Antirassismus ist für Kendi das Gebot der Stunde, denn «das Gegenteil von ‹rassistisch› ist nicht ‹nichtrassistisch›, sondern ‹antirassistisch›». Im Kampf gegen Rassismus gebe es keine Neutralität. «Der einzige Weg, gegen Rassismus vorzugehen, besteht darin, ihn konsequent aufzuzeigen und zu beschreiben – und ihn dann abzubauen.» Und Kendi benennt Formulierungen, die Unter- oder Überlegenheit einzelner Ethnien zum Ausdruck bringen: «schwache Ureinwohner» etwa oder «wütende schwarze Frauen», «unterwürfige Asiaten», «terroristische Araber» und «Weisse sind Teufel».
Ja, Rassismus ist für Kendi in jeder Richtung verwerflich. Für den schwarzen New Yorker und Gründungsdirektor des Antiracist Research and Policy Center ist klar: «Das Verhalten rassistischer weisser Einzelpersonen zu verallgemeinern und auf alle Weissen zu übertragen, ist so gefährlich, wie Fehler einzelner Personen of Color auf ganze Race-Kategorien zu übertragen.» Schliesslich war es der weisse Präsident Lyndon B. Johnson (1908–1973), der 1964 mit dem Civil Rights Act die Rassentrennung in den USA für illegal erklärte.
Trotz dieser verfassungsmässigen Änderung ist Rassismus dort und anderswo heute wieder weiter verbreitet denn je. «Was wäre, wenn wir Rassismus so behandeln würden, wie wir Krebs behandeln?», schreibt Kendi, der selber kürzlich an Darmkrebs erkrankt war und davon geheilt werden konnte. Den Körper des Gemeinwesens mit einer Immuntherapie der antirassistischen Politik behandeln, die die Tumore der rassistischen Ungleichheit schrumpfen lasse – so sieht Kendis Methode aus.
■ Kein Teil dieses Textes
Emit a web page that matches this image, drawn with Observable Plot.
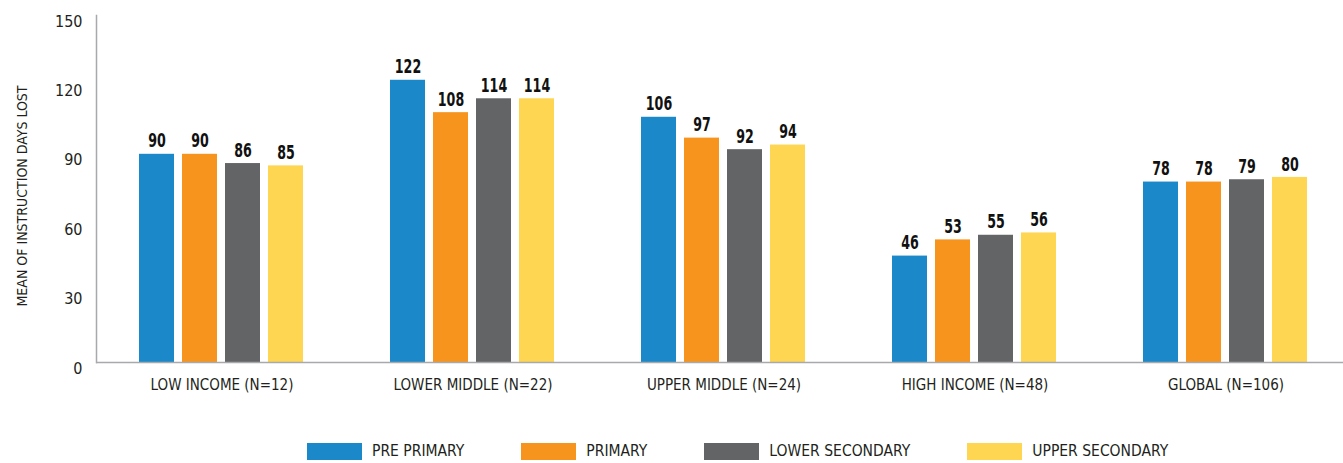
<!DOCTYPE html>
<html>
<head>
<meta charset="utf-8">
<script src="https://cdn.jsdelivr.net/npm/d3@7"></script>
<script src="https://cdn.jsdelivr.net/npm/@observablehq/plot@0.6"></script>
<style>
  html, body { margin: 0; padding: 0; background: #fff; }
  body { width: 1343px; height: 463px; overflow: hidden; font-family: "Liberation Sans Narrow", "DejaVu Sans Condensed", "Roboto Condensed", sans-serif; }
  #chart svg { display: block; }
  #legend { display: flex; align-items: center; height: 40px; padding-left: 307px; margin-top: 11px; }
  .item { display: flex; align-items: center; margin-right: 57px; }
  .sw { width: 55px; height: 17px; margin-right: 10px; }
  .lab { font-size: 15.5px; color: #231f20; line-height: 17px; }
</style>
</head>
<body>
<div id="chart"></div>
<div id="legend"></div>
<script>
const FONT = '"Liberation Sans Narrow", "DejaVu Sans Condensed", "Roboto Condensed", sans-serif';

const groups = ["LOW INCOME (N=12)", "LOWER MIDDLE (N=22)", "UPPER MIDDLE (N=24)", "HIGH INCOME (N=48)", "GLOBAL (N=106)"];
const series = ["PRE PRIMARY", "PRIMARY", "LOWER SECONDARY", "UPPER SECONDARY"];
const seriesColors = ["#1b88c9", "#f7941e", "#636466", "#fed652"];

const prePrimary     = [90, 122, 106, 46, 78];
const primary        = [90, 108, 97, 53, 78];
const lowerSecondary = [86, 114, 92, 55, 79];
const upperSecondary = [85, 114, 94, 56, 80];

const yTicks = [0, 30, 60, 90, 120, 150];
const yTitle = "MEAN OF INSTRUCTION DAYS LOST";

const seriesValues = [prePrimary, primary, lowerSecondary, upperSecondary];
const rows = [];
groups.forEach((g, i) => {
  series.forEach((s, j) => rows.push({group: g, series: s, value: seriesValues[j][i]}));
});

const plot = Plot.plot({
  width: 1343,
  height: 420,
  marginTop: 15,
  marginBottom: 58,
  marginLeft: 96,
  marginRight: 0,
  style: {fontFamily: FONT, color: "#231f20", background: "white", overflow: "visible"},
  fx: {domain: groups, range: [96, 1351], paddingInner: 0, paddingOuter: 0, label: null},
  x: {domain: series, paddingInner: 8 / 44, paddingOuter: 41.5 / 44, axis: null},
  y: {domain: [0, 150]},
  color: {domain: series, range: seriesColors},
  marks: [
    Plot.barY(rows, {fx: "group", x: "series", y: "value", fill: "series"}),
    Plot.ruleY([0], {stroke: "#a7a9ac", strokeWidth: 1.5}),
    Plot.frame({anchor: "left", facetAnchor: "left", stroke: "#a7a9ac", strokeWidth: 1.5}),
    Plot.text(rows, {fx: "group", x: "series", y: "value", text: d => String(d.value), dy: -13, fontWeight: "bold", fontSize: 19, fill: "#111"}),
    Plot.axisY({ticks: yTicks, tickSize: 0, tickPadding: 14, dy: 6, fontSize: 16, label: null, fill: "#231f20"}),
    Plot.axisY({ticks: [], label: yTitle, labelAnchor: "center", labelArrow: false, labelOffset: 79, fontSize: 14}),
    Plot.axisFx({anchor: "bottom", tickSize: 0, tickPadding: 17, fontSize: 15, label: null, fill: "#231f20"})
  ]
});
document.getElementById("chart").appendChild(plot);

// condense the bold value labels horizontally (the original uses a condensed bold face)
d3.select(plot).selectAll('g[font-weight="bold"] text').each(function() {
  const t = this.getAttribute("transform") || "";
  this.setAttribute("transform", t + " scale(0.74,1)");
});
// nudge the rotated y-axis title slightly down
d3.select(plot).selectAll("text").filter(function() { return this.textContent === yTitle; }).each(function() {
  const t = this.getAttribute("transform") || "";
  this.setAttribute("transform", t + " translate(-7,0)");
});

const legend = d3.select("#legend");
series.forEach((s, j) => {
  const it = legend.append("div").attr("class", "item");
  it.append("div").attr("class", "sw").style("background", seriesColors[j]);
  it.append("div").attr("class", "lab").text(s);
});
</script>
</body>
</html>
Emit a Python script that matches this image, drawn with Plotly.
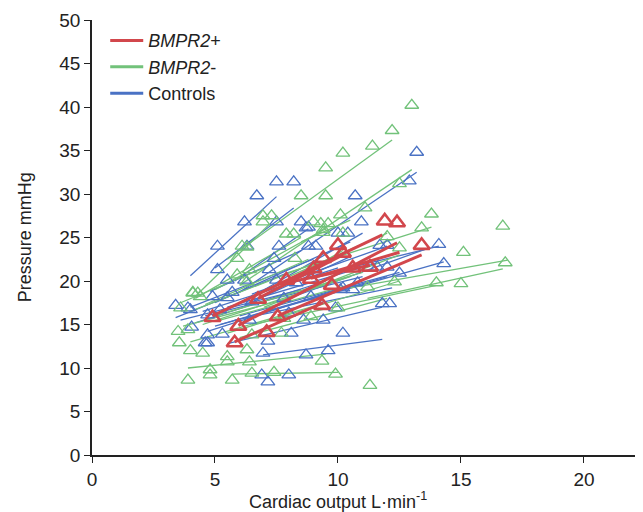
import plotly.graph_objects as go

# ---------------- data ----------------
red_x = [11.9, 12.4, 13.4, 10.0, 10.2, 9.4, 9.0, 10.6, 11.3, 7.9, 8.9, 9.75, 6.75, 9.35, 4.9, 5.95, 7.55, 7.1, 5.8]
red_y = [26.9, 26.7, 24.1, 24.1, 23.2, 22.6, 21.4, 21.5, 21.6, 20.1, 20.2, 19.5, 17.9, 17.2, 15.8, 14.8, 15.9, 14.1, 12.9]

blue_x = [13.2, 7.5, 8.2, 6.7, 10.7, 12.9, 6.2, 7.5, 8.5, 8.8, 10.95, 10.0, 10.4, 5.1, 6.3, 7.6, 11.7, 12.0,
          14.1, 8.7, 14.3, 11.8, 12.1, 12.5, 10.6, 10.1, 12.0, 11.6, 8.8, 9.1, 7.4, 5.1, 7.2, 5.5, 6.2, 3.4,
          4.9, 3.9, 5.5, 4.05, 4.7, 4.7, 4.6, 5.3, 6.95, 8.1, 10.2, 7.15, 8.7, 9.6, 6.9, 7.15, 8.0,
          7.5, 8.3, 10.2, 4.0, 4.7, 5.2, 6.4, 8.0, 8.6, 9.4, 9.9, 5.7, 6.5, 7.8, 8.9, 10.8]
blue_y = [34.8, 31.4, 31.4, 29.8, 29.8, 31.5, 26.8, 26.8, 26.8, 26.2, 26.8, 25.5, 25.5, 24.0, 24.0, 24.0, 24.1, 24.1,
          24.2, 26.1, 22.0, 17.4, 17.4, 20.9, 19.0, 19.0, 21.6, 21.6, 24.0, 24.0, 22.6, 21.3, 21.3, 20.1, 20.1, 17.2,
          18.2, 16.9, 18.1, 14.7, 13.8, 12.9, 12.9, 13.9, 11.7, 14.0, 14.0, 13.1, 11.5, 12.0, 9.2, 8.4, 9.2,
          20.1, 19.8, 19.2, 16.7, 16.1, 16.7, 15.5, 16.3, 15.5, 15.5, 16.9, 18.7, 17.6, 18.0, 18.2, 19.8]

green_x = [13.0, 12.2, 11.4, 10.2, 9.5, 8.5, 9.5, 11.1, 6.95, 7.3, 6.95, 9.0, 10.1, 7.9, 8.2, 9.4, 10.2, 6.1,
           12.0, 12.5, 13.8, 13.4, 16.7, 15.1, 16.8, 14.0, 15.0, 12.5, 11.2, 12.3, 9.4, 9.3, 9.6, 6.3, 5.9,
           8.25, 6.4, 4.1, 4.3, 3.6, 3.5, 3.55, 4.0, 4.5, 5.5, 5.5, 6.3, 6.4, 7.7, 9.35, 4.8, 4.8, 3.9, 5.7,
           6.5, 7.4, 9.9, 11.3, 4.1, 4.4, 5.9, 6.3, 7.8, 6.5, 8.9, 10.0, 3.9]
green_y = [40.2, 37.3, 35.5, 34.7, 33.0, 29.8, 29.8, 28.4, 27.5, 27.5, 26.8, 26.8, 27.6, 25.4, 25.4, 25.6, 25.5, 24.0,
           25.1, 31.2, 27.7, 26.1, 26.3, 23.3, 22.1, 19.8, 19.7, 23.8, 19.3, 19.9, 25.9, 26.6, 26.6, 23.9, 22.6,
           22.6, 21.3, 18.6, 18.6, 16.9, 14.2, 12.9, 12.0, 11.7, 11.3, 10.7, 12.1, 10.7, 14.0, 10.8, 9.8, 9.2, 8.6, 8.6,
           9.4, 9.5, 9.3, 8.0, 18.7, 18.2, 20.7, 19.9, 15.7, 13.8, 15.9, 16.9, 14.4]

# regression segments: start x, start y, end x, end y
red_x0 = [4.9, 5.95, 7.55, 6.75, 5.8, 8.9, 7.9]
red_y0 = [16.0, 14.9, 16.0, 18.0, 13.0, 20.3, 19.8]
red_x1 = [11.8, 12.4, 13.4, 10.2, 9.4, 12.5, 11.3]
red_y1 = [25.3, 24.4, 23.0, 23.0, 17.5, 23.3, 21.8]

blue_x0 = [4.0, 5.0, 6.0, 5.0, 7.5, 6.95, 5.5, 3.4, 4.5, 4.0, 5.0, 5.5, 4.7, 5.2, 6.5, 7.5, 6.0, 4.8, 5.8, 7.0,
           3.6, 4.2, 4.6, 5.8, 6.2]
blue_y0 = [20.6, 21.5, 18.7, 14.8, 17.5, 11.5, 12.8, 15.8, 16.5, 17.0, 17.5, 17.0, 14.2, 15.0, 18.5, 19.5, 16.0, 18.8, 20.0, 19.0,
           15.5, 15.2, 16.0, 15.5, 17.2]
blue_x1 = [7.5, 8.2, 13.2, 14.3, 13.7, 11.8, 11.8, 8.0, 10.0, 9.0, 10.5, 11.5, 10.5, 12.0, 12.0, 14.1, 12.5, 8.5, 8.8, 11.0,
           8.5, 9.5, 11.0, 12.2, 10.5]
blue_y1 = [29.7, 28.4, 32.5, 22.2, 23.8, 13.3, 17.0, 21.0, 21.5, 22.5, 24.5, 22.0, 19.5, 20.5, 24.0, 24.0, 21.0, 23.5, 26.0, 25.5,
           19.0, 20.0, 20.5, 19.2, 22.8]

green_x0 = [5.5, 6.0, 10.5, 11.2, 3.9, 5.7, 8.0, 4.0, 4.5, 3.6, 5.0, 4.2, 5.5, 6.0, 4.0, 7.0, 8.0, 5.0, 6.5, 4.3, 8.5,
            3.7, 4.6, 5.2, 6.8]
green_y0 = [22.5, 19.5, 19.2, 18.0, 10.0, 9.3, 21.0, 16.5, 15.0, 17.5, 19.0, 18.0, 14.0, 13.5, 13.0, 17.0, 20.5, 16.0, 15.0, 18.5, 24.5,
            14.8, 17.3, 15.5, 18.0]
green_x1 = [12.2, 13.0, 16.9, 16.7, 9.5, 10.0, 13.8, 9.0, 10.5, 7.0, 9.5, 8.5, 12.5, 12.0, 9.5, 12.5, 12.0, 11.0, 14.0, 7.2, 10.5,
            8.0, 8.8, 10.8, 10.2]
green_y1 = [36.2, 32.8, 22.4, 21.4, 11.6, 9.5, 26.2, 22.0, 20.5, 21.5, 26.0, 25.0, 20.0, 18.0, 17.5, 23.0, 25.5, 21.0, 19.5, 26.5, 27.0,
            18.0, 22.5, 19.8, 23.5]

group_names = ["<i>BMPR2</i>+", "<i>BMPR2</i>-", "Controls"]
x_ticks = [0, 5, 10, 15, 20]
y_ticks = [0, 5, 10, 15, 20, 25, 30, 35, 40, 45, 50]

RED = "#d2474c"
GREEN = "#72c27a"
BLUE = "#4a72c4"


def segs(x0, y0, x1, y1):
    xs, ys = [], []
    for a, b, c, d in zip(x0, y0, x1, y1):
        xs += [a, c, None]
        ys += [b, d, None]
    return xs, ys


fig = go.Figure()

bx, by = segs(blue_x0, blue_y0, blue_x1, blue_y1)
gx, gy = segs(green_x0, green_y0, green_x1, green_y1)
rx, ry = segs(red_x0, red_y0, red_x1, red_y1)

fig.add_trace(go.Scatter(x=bx, y=by, mode="lines", line=dict(color=BLUE, width=1.3), showlegend=False))
fig.add_trace(go.Scatter(x=gx, y=gy, mode="lines", line=dict(color=GREEN, width=1.3), showlegend=False))
fig.add_trace(go.Scatter(x=blue_x, y=blue_y, mode="markers", showlegend=False,
                         marker=dict(symbol="triangle-up-open", size=12, color=BLUE, line=dict(width=1.3))))
fig.add_trace(go.Scatter(x=green_x, y=green_y, mode="markers", showlegend=False,
                         marker=dict(symbol="triangle-up-open", size=12, color=GREEN, line=dict(width=1.3))))
fig.add_trace(go.Scatter(x=rx, y=ry, mode="lines", line=dict(color=RED, width=3), showlegend=False))
fig.add_trace(go.Scatter(x=red_x, y=red_y, mode="markers", showlegend=False,
                         marker=dict(symbol="triangle-up-open", size=14, color=RED, line=dict(width=2.6))))

# legend entries (uniform line thickness as in the original key)
for name, col in zip(group_names, [RED, GREEN, BLUE]):
    fig.add_trace(go.Scatter(x=[None], y=[None], mode="lines", name=name,
                             line=dict(color=col, width=3)))

# the page adds an 8 px body margin, so the figure is sized/offset to compensate
fig.update_layout(
    width=635, height=504,
    margin=dict(l=84, r=0, t=12, b=57),
    plot_bgcolor="white", paper_bgcolor="white",
    font=dict(family="Arial, Liberation Sans, sans-serif", size=19, color="#222"),
    legend=dict(x=0.024, y=0.995, xanchor="left", yanchor="top", bgcolor="rgba(0,0,0,0)",
                font=dict(size=18), itemwidth=33, tracegroupgap=0),
    xaxis=dict(range=[0, 22.4], tickvals=x_ticks, showline=True, linecolor="#222", linewidth=1.5,
               ticks="outside", ticklen=6, tickcolor="#222", showgrid=False, zeroline=False,
               automargin=False, tickfont=dict(size=19)),
    yaxis=dict(range=[0, 50], tickvals=y_ticks, showline=True, linecolor="#222", linewidth=1.5,
               ticks="outside", ticklen=6, tickcolor="#222", showgrid=False, zeroline=False,
               automargin=False, tickfont=dict(size=19)),
    annotations=[
        dict(text="Cardiac output L·min<sup>-1</sup>", x=10, xref="x", y=-0.105, yref="paper",
             xanchor="center", yanchor="middle", showarrow=False, font=dict(size=18)),
        dict(text="Pressure mmHg", x=-0.122, xref="paper", y=25, yref="y", textangle=-90,
             xanchor="center", yanchor="middle", showarrow=False, font=dict(size=18)),
    ],
)

fig.write_html("out.html")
«Diese Welt kann Wirklichkeit werden, wenn wir uns auf Machtverhältnisse anstatt auf Personen konzentrieren, wenn wir uns darauf konzentrieren, nicht eine bestimmte Gruppe Menschen, sondern die Politik zu verändern», schreibt Kendi. «Eine antirassistische Welt ist möglich, wenn wir unseren Zynismus überwinden und aufhören zu glauben, dass Rassismus ewig bestehen wird.» Eines ist gewiss: Nach dieser Lektüre handelt man gleichwertiger und weniger gleichgültig.